→ PROBLEM TO WORK ON: Give back exactly the lines from the start of the listing to the line containing "const ref = useRef<HTMLDivElement>(null);", inclusive, and nothing beyond them.

── MATERIAL PROVIDED

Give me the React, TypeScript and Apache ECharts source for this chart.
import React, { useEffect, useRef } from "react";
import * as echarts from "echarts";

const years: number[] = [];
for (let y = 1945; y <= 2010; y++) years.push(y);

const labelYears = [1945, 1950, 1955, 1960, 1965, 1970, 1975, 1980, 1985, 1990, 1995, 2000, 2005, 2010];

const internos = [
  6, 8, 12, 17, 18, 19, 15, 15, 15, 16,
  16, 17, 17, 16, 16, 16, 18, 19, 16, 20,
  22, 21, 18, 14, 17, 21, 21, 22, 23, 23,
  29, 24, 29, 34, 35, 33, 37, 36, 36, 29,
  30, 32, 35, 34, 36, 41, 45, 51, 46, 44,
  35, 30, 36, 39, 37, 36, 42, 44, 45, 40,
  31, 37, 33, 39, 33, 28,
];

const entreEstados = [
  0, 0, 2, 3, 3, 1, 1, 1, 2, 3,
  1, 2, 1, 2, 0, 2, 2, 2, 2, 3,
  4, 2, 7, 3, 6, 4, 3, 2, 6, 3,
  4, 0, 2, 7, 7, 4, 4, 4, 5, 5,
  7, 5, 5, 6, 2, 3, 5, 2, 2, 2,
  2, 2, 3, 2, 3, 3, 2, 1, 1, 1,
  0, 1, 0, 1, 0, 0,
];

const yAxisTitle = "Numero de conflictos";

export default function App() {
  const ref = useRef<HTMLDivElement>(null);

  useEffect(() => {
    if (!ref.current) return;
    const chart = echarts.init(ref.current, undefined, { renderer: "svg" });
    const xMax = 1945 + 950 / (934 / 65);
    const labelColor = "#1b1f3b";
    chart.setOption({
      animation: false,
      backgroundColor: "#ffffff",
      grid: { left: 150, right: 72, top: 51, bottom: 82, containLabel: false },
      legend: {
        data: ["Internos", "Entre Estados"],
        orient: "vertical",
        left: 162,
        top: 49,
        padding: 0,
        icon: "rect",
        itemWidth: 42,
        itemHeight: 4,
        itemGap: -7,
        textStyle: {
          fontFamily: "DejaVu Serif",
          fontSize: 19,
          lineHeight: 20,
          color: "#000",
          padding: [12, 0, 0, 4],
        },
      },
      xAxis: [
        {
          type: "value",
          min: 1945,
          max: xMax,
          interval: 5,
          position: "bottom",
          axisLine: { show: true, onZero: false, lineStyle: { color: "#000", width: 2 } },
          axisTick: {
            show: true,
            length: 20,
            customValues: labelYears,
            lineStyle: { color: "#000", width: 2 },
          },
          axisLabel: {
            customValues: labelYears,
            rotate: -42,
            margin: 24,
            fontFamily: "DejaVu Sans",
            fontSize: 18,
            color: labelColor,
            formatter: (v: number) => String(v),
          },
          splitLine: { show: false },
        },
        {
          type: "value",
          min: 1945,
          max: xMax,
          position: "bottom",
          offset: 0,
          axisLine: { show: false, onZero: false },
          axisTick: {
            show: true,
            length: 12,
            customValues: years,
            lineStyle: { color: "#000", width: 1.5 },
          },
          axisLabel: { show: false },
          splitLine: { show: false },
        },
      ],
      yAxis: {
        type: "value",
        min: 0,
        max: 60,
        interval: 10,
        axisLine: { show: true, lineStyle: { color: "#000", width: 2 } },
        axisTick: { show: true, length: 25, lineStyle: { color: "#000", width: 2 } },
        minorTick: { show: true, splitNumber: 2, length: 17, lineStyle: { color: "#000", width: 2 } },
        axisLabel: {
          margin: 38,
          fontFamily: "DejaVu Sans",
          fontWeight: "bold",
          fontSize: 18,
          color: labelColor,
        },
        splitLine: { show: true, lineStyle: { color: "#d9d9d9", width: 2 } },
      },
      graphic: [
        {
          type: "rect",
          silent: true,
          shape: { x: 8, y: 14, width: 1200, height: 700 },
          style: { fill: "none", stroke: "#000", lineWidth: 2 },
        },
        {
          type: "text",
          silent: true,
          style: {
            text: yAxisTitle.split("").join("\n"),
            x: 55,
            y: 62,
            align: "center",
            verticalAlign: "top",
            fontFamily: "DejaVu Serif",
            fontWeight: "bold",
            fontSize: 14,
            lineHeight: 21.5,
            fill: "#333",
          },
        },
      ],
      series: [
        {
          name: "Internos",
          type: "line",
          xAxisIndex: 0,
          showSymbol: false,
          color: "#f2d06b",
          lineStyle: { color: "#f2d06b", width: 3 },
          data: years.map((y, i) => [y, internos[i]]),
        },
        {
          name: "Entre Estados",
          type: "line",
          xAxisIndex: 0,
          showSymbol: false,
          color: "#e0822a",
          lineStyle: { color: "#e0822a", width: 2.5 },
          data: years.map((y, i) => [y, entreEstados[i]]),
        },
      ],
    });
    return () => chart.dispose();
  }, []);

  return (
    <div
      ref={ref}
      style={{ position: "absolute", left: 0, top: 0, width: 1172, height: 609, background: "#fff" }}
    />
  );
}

────

→ EXERCISE OUTPUT:
Give me the React, TypeScript and Apache ECharts source for this chart.
import React, { useEffect, useRef } from "react";
import * as echarts from "echarts";

const years: number[] = [];
for (let y = 1945; y <= 2010; y++) years.push(y);

const labelYears = [1945, 1950, 1955, 1960, 1965, 1970, 1975, 1980, 1985, 1990, 1995, 2000, 2005, 2010];

const internos = [
  6, 8, 12, 17, 18, 19, 15, 15, 15, 16,
  16, 17, 17, 16, 16, 16, 18, 19, 16, 20,
  22, 21, 18, 14, 17, 21, 21, 22, 23, 23,
  29, 24, 29, 34, 35, 33, 37, 36, 36, 29,
  30, 32, 35, 34, 36, 41, 45, 51, 46, 44,
  35, 30, 36, 39, 37, 36, 42, 44, 45, 40,
  31, 37, 33, 39, 33, 28,
];

const entreEstados = [
  0, 0, 2, 3, 3, 1, 1, 1, 2, 3,
  1, 2, 1, 2, 0, 2, 2, 2, 2, 3,
  4, 2, 7, 3, 6, 4, 3, 2, 6, 3,
  4, 0, 2, 7, 7, 4, 4, 4, 5, 5,
  7, 5, 5, 6, 2, 3, 5, 2, 2, 2,
  2, 2, 3, 2, 3, 3, 2, 1, 1, 1,
  0, 1, 0, 1, 0, 0,
];

const yAxisTitle = "Numero de conflictos";

export default function App() {
  const ref = useRef<HTMLDivElement>(null);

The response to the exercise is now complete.